::: Collected material :::
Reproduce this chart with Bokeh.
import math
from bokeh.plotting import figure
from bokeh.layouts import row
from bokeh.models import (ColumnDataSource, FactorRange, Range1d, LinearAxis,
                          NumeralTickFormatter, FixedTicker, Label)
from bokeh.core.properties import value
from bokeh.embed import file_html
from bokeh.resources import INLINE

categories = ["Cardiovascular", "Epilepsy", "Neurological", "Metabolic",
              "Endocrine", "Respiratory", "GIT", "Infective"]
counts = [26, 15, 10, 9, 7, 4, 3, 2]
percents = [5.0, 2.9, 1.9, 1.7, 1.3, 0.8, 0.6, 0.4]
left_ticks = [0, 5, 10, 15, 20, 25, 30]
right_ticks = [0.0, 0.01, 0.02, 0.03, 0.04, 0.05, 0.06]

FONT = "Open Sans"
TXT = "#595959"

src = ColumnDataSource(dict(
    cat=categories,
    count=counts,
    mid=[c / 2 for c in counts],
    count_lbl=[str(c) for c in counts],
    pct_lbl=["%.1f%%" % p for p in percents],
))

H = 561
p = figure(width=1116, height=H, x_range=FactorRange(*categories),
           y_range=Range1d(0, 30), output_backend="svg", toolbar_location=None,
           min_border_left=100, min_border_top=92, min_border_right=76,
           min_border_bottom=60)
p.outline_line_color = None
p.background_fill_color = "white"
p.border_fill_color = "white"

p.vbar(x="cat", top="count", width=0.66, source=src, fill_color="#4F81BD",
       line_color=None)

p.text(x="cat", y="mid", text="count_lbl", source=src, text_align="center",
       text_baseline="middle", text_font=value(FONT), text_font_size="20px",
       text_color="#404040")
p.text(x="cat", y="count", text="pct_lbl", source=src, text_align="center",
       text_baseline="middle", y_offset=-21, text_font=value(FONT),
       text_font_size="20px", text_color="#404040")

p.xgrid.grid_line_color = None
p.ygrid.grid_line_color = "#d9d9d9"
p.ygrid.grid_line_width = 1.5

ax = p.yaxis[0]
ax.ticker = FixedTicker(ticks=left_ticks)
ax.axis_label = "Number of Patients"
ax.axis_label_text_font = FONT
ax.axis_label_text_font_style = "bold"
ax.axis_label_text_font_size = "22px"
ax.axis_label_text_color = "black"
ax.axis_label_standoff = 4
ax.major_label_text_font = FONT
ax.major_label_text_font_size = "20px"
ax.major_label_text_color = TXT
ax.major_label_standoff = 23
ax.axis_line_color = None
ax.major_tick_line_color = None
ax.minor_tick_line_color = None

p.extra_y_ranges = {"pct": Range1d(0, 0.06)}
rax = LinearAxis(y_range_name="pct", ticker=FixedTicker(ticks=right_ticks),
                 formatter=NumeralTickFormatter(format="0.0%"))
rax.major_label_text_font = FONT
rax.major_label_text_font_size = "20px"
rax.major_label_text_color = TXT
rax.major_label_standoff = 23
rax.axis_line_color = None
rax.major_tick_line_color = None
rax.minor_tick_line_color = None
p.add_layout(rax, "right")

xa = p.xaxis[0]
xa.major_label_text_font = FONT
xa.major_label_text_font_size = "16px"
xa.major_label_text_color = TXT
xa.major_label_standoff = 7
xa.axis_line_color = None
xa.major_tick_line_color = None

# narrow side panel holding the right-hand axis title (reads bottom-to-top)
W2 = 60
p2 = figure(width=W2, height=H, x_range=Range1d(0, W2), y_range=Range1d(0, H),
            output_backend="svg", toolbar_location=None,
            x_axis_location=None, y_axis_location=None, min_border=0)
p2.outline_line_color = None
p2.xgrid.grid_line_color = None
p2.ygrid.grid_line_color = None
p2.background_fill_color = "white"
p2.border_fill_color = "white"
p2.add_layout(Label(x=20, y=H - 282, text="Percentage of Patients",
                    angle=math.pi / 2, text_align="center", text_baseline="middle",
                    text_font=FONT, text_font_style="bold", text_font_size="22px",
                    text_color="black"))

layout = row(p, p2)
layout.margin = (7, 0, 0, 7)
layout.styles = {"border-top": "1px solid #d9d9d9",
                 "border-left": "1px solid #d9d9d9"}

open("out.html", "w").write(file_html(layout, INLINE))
:::
Reproduce only the lines from the top of the material through the one bearing "right_ticks = [0.0, 0.01, 0.02, 0.03, 0.04, 0.05, 0.06]", each exactly as it stands.

Reproduce this chart with Bokeh.
import math
from bokeh.plotting import figure
from bokeh.layouts import row
from bokeh.models import (ColumnDataSource, FactorRange, Range1d, LinearAxis,
                          NumeralTickFormatter, FixedTicker, Label)
from bokeh.core.properties import value
from bokeh.embed import file_html
from bokeh.resources import INLINE

categories = ["Cardiovascular", "Epilepsy", "Neurological", "Metabolic",
              "Endocrine", "Respiratory", "GIT", "Infective"]
counts = [26, 15, 10, 9, 7, 4, 3, 2]
percents = [5.0, 2.9, 1.9, 1.7, 1.3, 0.8, 0.6, 0.4]
left_ticks = [0, 5, 10, 15, 20, 25, 30]
right_ticks = [0.0, 0.01, 0.02, 0.03, 0.04, 0.05, 0.06]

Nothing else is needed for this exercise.